* Your instructions:
Exactly the lines from the one with "Rebuild this chart" through the one with "const BLUE = '#2b4a9e';" should be returned, both ends included and nothing else. Omit any pictures.

* Supplied records:
• • • •

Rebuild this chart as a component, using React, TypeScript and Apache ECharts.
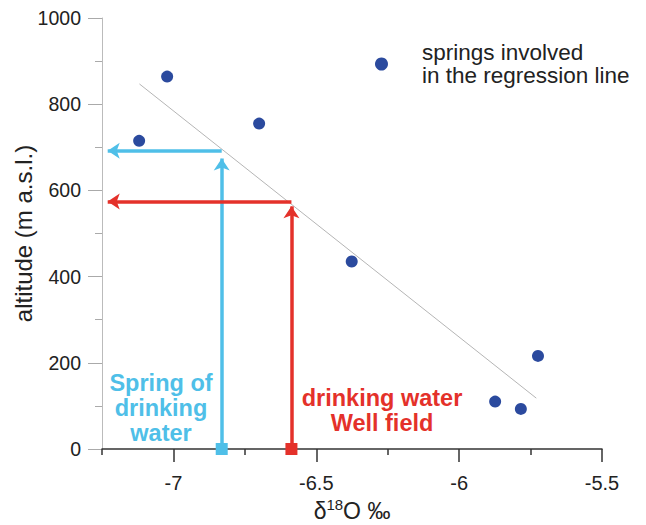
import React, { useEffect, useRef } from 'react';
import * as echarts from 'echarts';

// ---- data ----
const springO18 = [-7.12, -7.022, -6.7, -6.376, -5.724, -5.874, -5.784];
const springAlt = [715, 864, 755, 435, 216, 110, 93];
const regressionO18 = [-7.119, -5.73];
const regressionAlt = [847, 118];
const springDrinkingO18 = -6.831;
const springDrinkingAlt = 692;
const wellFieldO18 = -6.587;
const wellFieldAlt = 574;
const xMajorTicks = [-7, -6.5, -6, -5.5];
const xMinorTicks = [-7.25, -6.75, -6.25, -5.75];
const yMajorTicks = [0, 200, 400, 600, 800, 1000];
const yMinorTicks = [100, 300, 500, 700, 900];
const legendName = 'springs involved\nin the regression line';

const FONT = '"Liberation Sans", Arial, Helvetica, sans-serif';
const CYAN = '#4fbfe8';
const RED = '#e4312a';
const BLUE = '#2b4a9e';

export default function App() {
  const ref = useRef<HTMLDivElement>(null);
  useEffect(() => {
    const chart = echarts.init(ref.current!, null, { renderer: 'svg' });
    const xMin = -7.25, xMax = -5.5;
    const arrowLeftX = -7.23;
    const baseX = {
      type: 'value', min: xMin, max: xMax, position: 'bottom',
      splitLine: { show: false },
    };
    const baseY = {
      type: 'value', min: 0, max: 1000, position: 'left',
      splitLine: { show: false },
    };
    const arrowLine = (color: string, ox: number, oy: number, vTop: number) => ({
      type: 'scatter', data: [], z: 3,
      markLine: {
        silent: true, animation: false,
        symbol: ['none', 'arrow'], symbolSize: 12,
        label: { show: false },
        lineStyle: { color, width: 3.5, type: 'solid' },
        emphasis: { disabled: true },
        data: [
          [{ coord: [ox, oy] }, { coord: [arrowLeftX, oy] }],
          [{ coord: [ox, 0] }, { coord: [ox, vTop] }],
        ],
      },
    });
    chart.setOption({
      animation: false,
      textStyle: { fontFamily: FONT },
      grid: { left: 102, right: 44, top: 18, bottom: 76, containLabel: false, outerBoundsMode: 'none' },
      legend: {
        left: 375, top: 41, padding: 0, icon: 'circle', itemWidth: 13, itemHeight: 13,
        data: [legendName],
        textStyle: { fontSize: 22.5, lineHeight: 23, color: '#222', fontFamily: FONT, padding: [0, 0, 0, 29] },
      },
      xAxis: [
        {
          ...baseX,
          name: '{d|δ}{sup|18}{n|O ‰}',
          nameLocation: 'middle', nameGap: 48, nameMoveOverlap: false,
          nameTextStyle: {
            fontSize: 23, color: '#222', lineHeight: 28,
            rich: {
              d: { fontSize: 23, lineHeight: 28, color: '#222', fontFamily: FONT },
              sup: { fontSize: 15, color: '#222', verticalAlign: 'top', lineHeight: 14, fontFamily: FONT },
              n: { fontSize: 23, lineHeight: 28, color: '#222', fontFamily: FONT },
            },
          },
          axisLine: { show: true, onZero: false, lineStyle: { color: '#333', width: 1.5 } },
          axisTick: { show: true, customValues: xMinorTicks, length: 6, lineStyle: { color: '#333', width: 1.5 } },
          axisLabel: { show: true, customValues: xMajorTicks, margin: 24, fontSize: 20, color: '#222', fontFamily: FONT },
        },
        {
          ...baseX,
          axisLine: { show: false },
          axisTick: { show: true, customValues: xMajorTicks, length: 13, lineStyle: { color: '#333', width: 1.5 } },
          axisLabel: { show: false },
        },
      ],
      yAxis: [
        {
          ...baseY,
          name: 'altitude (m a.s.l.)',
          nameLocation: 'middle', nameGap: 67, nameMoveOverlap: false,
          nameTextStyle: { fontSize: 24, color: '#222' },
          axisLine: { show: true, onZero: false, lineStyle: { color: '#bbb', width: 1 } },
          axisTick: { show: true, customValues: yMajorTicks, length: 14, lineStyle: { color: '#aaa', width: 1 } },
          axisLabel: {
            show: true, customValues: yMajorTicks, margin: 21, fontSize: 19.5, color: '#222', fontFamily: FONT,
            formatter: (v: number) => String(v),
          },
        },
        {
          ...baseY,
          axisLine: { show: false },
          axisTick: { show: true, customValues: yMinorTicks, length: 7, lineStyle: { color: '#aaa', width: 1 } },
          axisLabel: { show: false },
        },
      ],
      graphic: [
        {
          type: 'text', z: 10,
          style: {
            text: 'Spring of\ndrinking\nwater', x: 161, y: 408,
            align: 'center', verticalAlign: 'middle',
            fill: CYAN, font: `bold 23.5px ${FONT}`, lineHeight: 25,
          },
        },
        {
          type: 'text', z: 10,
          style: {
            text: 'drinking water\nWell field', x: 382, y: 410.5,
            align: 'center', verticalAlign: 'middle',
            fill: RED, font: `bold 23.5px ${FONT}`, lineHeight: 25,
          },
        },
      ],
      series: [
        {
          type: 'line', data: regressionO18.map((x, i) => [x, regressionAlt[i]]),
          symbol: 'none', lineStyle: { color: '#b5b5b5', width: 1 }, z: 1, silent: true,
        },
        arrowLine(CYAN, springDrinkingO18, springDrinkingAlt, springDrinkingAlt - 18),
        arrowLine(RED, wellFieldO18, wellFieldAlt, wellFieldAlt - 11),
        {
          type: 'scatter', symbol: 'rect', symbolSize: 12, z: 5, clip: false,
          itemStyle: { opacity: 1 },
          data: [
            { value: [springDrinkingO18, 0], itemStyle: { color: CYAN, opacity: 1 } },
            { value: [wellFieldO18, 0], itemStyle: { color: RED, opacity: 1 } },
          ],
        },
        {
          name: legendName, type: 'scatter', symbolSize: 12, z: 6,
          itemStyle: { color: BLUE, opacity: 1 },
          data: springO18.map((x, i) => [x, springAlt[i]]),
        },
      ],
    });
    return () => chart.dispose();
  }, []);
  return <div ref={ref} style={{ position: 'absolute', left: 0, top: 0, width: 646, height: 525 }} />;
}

• • • •

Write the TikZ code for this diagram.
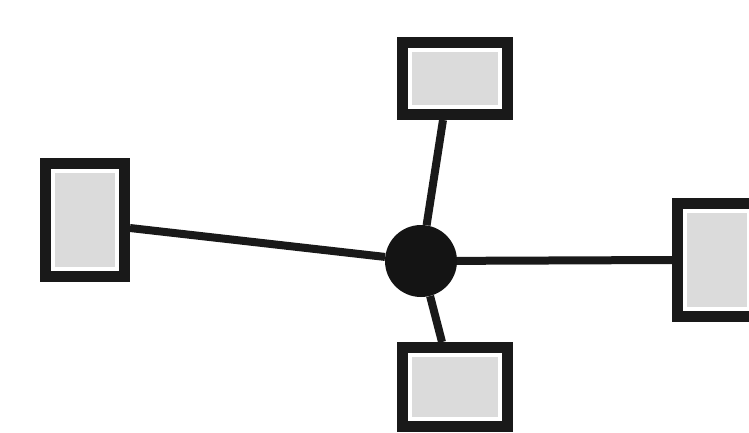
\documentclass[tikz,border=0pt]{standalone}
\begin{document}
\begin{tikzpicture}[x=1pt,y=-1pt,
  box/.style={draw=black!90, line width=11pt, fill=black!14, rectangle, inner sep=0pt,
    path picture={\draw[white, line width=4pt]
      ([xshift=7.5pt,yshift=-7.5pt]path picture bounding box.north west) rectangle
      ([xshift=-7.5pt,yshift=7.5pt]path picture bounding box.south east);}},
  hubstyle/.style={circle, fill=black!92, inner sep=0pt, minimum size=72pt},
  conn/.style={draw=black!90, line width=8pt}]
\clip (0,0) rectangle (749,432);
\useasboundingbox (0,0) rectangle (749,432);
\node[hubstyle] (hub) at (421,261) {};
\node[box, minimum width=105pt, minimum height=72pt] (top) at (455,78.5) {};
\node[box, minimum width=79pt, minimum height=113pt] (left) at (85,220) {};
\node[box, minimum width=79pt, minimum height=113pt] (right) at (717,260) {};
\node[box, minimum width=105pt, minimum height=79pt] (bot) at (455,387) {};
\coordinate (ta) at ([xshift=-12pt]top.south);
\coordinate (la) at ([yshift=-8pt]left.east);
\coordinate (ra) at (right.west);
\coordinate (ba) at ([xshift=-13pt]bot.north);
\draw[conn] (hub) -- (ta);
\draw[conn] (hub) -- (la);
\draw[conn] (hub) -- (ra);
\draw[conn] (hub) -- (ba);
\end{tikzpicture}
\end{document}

• • • •

* Response:
Rebuild this chart as a component, using React, TypeScript and Apache ECharts.
import React, { useEffect, useRef } from 'react';
import * as echarts from 'echarts';

// ---- data ----
const springO18 = [-7.12, -7.022, -6.7, -6.376, -5.724, -5.874, -5.784];
const springAlt = [715, 864, 755, 435, 216, 110, 93];
const regressionO18 = [-7.119, -5.73];
const regressionAlt = [847, 118];
const springDrinkingO18 = -6.831;
const springDrinkingAlt = 692;
const wellFieldO18 = -6.587;
const wellFieldAlt = 574;
const xMajorTicks = [-7, -6.5, -6, -5.5];
const xMinorTicks = [-7.25, -6.75, -6.25, -5.75];
const yMajorTicks = [0, 200, 400, 600, 800, 1000];
const yMinorTicks = [100, 300, 500, 700, 900];
const legendName = 'springs involved\nin the regression line';

const FONT = '"Liberation Sans", Arial, Helvetica, sans-serif';
const CYAN = '#4fbfe8';
const RED = '#e4312a';
const BLUE = '#2b4a9e';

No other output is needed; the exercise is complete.